Teradata Joins – Reduce Skewing with RANDOM()
Sometimes natural skew can become a huge problem, causing bad join performance. The Partial Duplication & Partial Redistribution (PDPR) feature on Teradata 14 (and above) helps to reduce this issue, but will not always be able to detect all possible applications (for example, if statistics are not revealing the skewed values).
If you are stuck on a version below Teradata 14, you will not have PDPR available at all. A technical trick comes into play: Skew reduction with the RANDOM() function.
Teradata Joins are vulnerable to Skewing
Let’s carve out the details step by step.
In our example, we deal with a join between the two tables below. There are some known facts about these tables:
- Table 1 doesn’t contain any row with value ‘A’ in the join column. Furthermore, it’s ensured that there will never be value ‘A’ added to this column
- The join column of Table 2 contains an enormous amount of rows with value ‘A’. It’s skewed (our example tables only include a few rows, but that’s enough to get the idea)
- Both tables are evenly distributed across all AMPs on their primary index column (called “primary key” in our example)
- There exists a range of join column values which never is available in the regular data of Table 2 (we will explain later why this is a must)
Above listed facts is a requirement for our test setup to work.
When left joining table 1 with table 2 on the join column, rows of both tables have to be rehashed on this column. We assume in our example that Teradata redistributes both tables.
The alert reader having some knowledge about the Teradata architecture will recognize that all rows with value ‘A’ in the join column will be moved to the same AMP. The spool of table 2 will be heavily skewed. On the other hand, will the redistribution of table 1 most likely result in an evenly distributed spool. During the joining step, the AMP holding table 2 rows with value ‘A’ will have to do much more work than the other AMPs.
How can we avoid skewing in this case? The RANDOM() function can help us:
We know that table 1 is not containing any rows with value ‘A’ in the join column (and never will by definition). This information allows us to conclude, that we will have no matches for any table 2 row containing ‘A’.
We can easily replace ‘A’ in table 2 with a range of values not available as regular data (see requirement four above). Here comes the RANDOM() function into play.

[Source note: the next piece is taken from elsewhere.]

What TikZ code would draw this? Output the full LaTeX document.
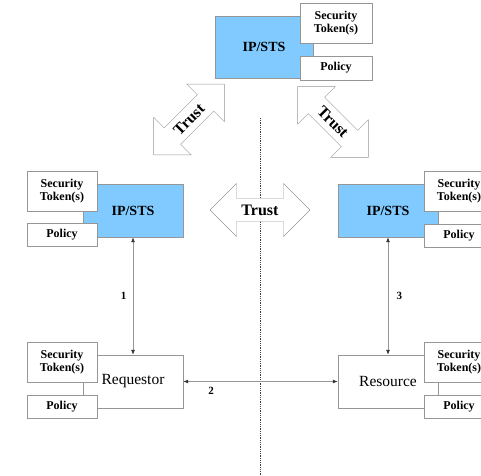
\documentclass[tikz,border=0pt]{standalone}
\usepackage{fontspec}
\setmainfont{Liberation Serif}
\usetikzlibrary{shapes.arrows,arrows.meta}
\definecolor{stsblue}{RGB}{128,202,255}
\definecolor{linegray}{RGB}{150,150,150}

\begin{document}
\begin{tikzpicture}[x=1pt,y=-1pt,
        sts/.style={draw=linegray,fill=stsblue,minimum width=100pt,minimum height=53pt,
            font=\fontsize{14}{14}\selectfont\bfseries},
        party/.style={draw=linegray,fill=white,minimum width=100pt,minimum height=53pt,
            font=\fontsize{15.5}{15.5}\selectfont},
        token/.style={draw=linegray,fill=white,minimum width=70pt,minimum height=40pt,
            inner sep=0pt,align=center,font=\fontsize{12}{13}\selectfont\bfseries},
        policy/.style={draw=linegray,fill=white,minimum width=70pt,minimum height=23pt,
            inner sep=0pt,font=\fontsize{12}{12}\selectfont\bfseries},
        trust/.style={double arrow,draw=linegray,fill=white,double arrow tip angle=90,
            double arrow head extend=15pt,minimum height=100pt,inner xsep=2pt,inner ysep=6pt,
            font=\fontsize{16}{16}\selectfont\bfseries},
        link/.style={draw=linegray,thick,
            {Latex[length=5pt,width=4pt,black!80]}-{Latex[length=5pt,width=4pt,black!80]}},
        num/.style={font=\fontsize{11}{11}\selectfont\bfseries}]
        \useasboundingbox (0,0) rectangle (481,475);
        %% Top IP/STS
        \node[sts,minimum width=98pt,minimum height=62pt] (topsts) at (264,47) {IP/STS};
        \node[token,minimum width=72pt] (toptoken) at (336,23) {Security\\Token(s)};
        \node[policy,minimum width=72pt,minimum height=24pt] (toppolicy) at (336,68) {Policy};
        %% Left side
        \node[sts] (leftsts) at (133,210.5) {IP/STS};
        \node[token] (lefttoken) at (62,191) {Security\\Token(s)};
        \node[policy] (leftpolicy) at (62,234.5) {Policy};
        \node[party] (requestor) at (133,381.5) {Requestor};
        \node[token] (reqtoken) at (62,362.5) {Security\\Token(s)};
        \node[policy] (reqpolicy) at (62,406.5) {Policy};
        %% Right side
        \node[sts] (rightsts) at (388,210.5) {IP/STS};
        \node[token] (righttoken) at (459,191.5) {Security\\Token(s)};
        \node[policy] (rightpolicy) at (459,236) {Policy};
        \node[party] (resource) at (388,381.5) {Resource};
        \node[token] (restoken) at (459,362.5) {Security\\Token(s)};
        \node[policy] (respolicy) at (459,406.5) {Policy};
        %% Divider
        \coordinate (divtop) at (260,118);
        \coordinate (divbot) at (260,475);
        \draw[densely dotted,thick,black!75] (divtop) -- (divbot);
        %% Trust
        \node[trust] (trustmid) at (260,210) {Trust};
        \node[trust,rotate=45] (trustleft) at (189,119.5) {Trust};
        \node[trust,rotate=-45] (trustright) at (333,122) {Trust};
        %% Messages
        \draw[link] (requestor.north) -- (leftsts.south)
            node[num,pos=0.5,left=3pt] (one) {1};
        \draw[link] (requestor.east) -- (resource.west)
            node[num,pos=0.18,below=2pt] (two) {2};
        \draw[link] (resource.north) -- (rightsts.south)
            node[num,pos=0.5,right=5pt] (three) {3};
    \end{tikzpicture}
\end{document}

We can generate a range of values, such as TRIM(CAST(RANDOM(1,100) AS VARCHAR(3))), which are replacing the ‘A’ values of Table 2. As these values are non-existent in regular data, this will not have any impact on the result set:
CREATE VOLATILE TABLE NOT_SKEWING_TABLE2
SELECT PrimaryKey, TRIM(CAST(RANDOM(1,100) AS VARCHAR(3))) AS JoinColumn FROM Table2
) PRIMARY INDEX (PrimaryKey);
Instead of joining Table2 with Table1 we will join NOT_SKEWING_TABLE2 with table1. The redistribution of table NOT_SKEWING_TABLE2 will not cause a skewed spool as the randomly generated values will spread evenly across all AMPs.
As a result, we will have evenly distributed workload across all AMPs; the join will perform much better than without this trick. Just today, I was able to improve the run time of a query from 4 hours to 3 minutes, simply by applying above method.